(JOB):
Identify the lines that contain the string "matplotlib", then copy each of them.

** start of MATERIAL SUPPLIED **

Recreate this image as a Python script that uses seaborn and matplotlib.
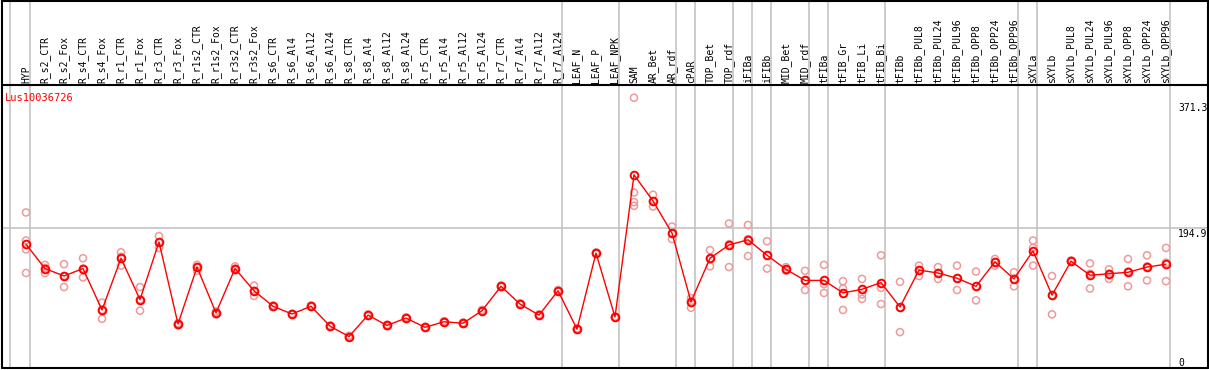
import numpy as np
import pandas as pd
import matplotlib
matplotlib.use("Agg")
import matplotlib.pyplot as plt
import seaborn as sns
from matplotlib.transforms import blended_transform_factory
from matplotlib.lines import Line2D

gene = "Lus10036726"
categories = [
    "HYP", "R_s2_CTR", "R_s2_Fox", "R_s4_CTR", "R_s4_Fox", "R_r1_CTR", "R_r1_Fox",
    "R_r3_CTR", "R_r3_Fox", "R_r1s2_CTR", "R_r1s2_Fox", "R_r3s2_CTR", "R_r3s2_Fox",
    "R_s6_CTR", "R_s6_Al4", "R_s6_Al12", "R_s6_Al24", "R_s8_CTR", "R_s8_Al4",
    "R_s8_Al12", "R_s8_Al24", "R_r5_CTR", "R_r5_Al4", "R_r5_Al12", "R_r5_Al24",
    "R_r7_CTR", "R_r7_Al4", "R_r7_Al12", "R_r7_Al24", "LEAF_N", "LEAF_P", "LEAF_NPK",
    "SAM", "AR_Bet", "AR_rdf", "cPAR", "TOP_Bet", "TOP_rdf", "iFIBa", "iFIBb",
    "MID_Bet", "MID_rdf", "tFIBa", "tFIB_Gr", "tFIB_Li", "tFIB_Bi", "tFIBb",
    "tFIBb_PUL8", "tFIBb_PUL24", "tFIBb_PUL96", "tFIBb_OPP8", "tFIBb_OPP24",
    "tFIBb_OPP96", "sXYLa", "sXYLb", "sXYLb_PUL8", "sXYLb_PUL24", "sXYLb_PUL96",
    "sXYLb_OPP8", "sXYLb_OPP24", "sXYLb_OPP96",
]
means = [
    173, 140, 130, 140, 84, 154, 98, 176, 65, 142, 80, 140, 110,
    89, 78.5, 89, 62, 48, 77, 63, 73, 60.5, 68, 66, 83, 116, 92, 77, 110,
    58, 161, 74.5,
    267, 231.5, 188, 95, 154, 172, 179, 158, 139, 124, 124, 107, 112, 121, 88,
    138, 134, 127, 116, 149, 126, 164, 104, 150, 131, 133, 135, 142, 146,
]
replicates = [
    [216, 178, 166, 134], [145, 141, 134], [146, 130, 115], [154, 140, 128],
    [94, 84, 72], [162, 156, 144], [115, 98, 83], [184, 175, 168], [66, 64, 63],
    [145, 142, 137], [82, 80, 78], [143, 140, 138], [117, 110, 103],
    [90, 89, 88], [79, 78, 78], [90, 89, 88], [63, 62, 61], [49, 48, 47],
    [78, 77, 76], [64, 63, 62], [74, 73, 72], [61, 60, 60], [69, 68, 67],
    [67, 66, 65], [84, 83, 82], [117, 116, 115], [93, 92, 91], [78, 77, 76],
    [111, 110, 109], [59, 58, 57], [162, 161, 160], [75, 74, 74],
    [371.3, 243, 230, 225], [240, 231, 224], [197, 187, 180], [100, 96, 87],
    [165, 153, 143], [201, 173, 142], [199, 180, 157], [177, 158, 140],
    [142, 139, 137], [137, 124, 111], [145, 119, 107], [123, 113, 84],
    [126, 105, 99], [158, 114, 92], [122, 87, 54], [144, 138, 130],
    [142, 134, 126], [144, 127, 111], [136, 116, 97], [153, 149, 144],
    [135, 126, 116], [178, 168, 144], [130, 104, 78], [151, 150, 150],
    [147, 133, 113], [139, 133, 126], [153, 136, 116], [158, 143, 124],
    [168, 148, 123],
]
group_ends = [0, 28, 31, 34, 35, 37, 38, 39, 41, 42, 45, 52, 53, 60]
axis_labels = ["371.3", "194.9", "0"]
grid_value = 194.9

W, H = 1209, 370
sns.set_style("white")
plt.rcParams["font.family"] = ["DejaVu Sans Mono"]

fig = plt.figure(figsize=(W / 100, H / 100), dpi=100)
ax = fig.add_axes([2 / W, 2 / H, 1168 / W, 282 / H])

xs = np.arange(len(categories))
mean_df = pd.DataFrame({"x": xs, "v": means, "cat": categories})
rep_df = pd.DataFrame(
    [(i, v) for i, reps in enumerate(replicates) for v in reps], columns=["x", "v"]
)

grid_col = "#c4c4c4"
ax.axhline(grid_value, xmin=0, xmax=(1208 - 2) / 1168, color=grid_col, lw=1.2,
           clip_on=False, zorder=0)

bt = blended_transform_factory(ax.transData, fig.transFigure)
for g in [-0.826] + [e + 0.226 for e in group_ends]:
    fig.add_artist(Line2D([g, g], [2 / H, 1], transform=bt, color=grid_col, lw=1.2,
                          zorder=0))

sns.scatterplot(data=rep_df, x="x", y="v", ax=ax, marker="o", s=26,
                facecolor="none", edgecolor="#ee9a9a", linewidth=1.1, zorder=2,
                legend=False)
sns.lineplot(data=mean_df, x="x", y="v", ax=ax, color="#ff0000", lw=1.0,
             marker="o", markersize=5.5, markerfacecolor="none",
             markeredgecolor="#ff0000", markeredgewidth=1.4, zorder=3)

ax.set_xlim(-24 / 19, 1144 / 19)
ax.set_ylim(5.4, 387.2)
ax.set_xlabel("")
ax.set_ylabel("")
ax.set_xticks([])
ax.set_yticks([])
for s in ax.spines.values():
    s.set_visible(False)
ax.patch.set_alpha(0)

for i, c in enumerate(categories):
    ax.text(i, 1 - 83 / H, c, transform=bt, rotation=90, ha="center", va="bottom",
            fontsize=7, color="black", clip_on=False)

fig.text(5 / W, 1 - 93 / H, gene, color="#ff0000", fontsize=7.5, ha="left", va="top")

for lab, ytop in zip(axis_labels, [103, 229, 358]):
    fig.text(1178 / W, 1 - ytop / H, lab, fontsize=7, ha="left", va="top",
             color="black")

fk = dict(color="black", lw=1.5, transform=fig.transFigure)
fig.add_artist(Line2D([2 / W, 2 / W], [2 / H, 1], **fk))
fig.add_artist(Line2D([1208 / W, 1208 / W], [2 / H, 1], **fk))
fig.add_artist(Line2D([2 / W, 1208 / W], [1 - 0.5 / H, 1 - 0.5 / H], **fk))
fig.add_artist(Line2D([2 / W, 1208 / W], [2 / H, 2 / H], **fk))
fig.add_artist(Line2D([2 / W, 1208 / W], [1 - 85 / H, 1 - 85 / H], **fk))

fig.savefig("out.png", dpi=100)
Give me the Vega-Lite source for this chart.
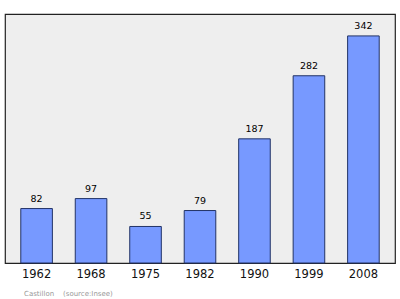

** end of MATERIAL SUPPLIED **

(SOLUTION BELOW):
Recreate this image as a Python script that uses seaborn and matplotlib.
import matplotlib
matplotlib.use("Agg")
import matplotlib.pyplot as plt
from matplotlib.transforms import blended_transform_factory
from matplotlib.lines import Line2D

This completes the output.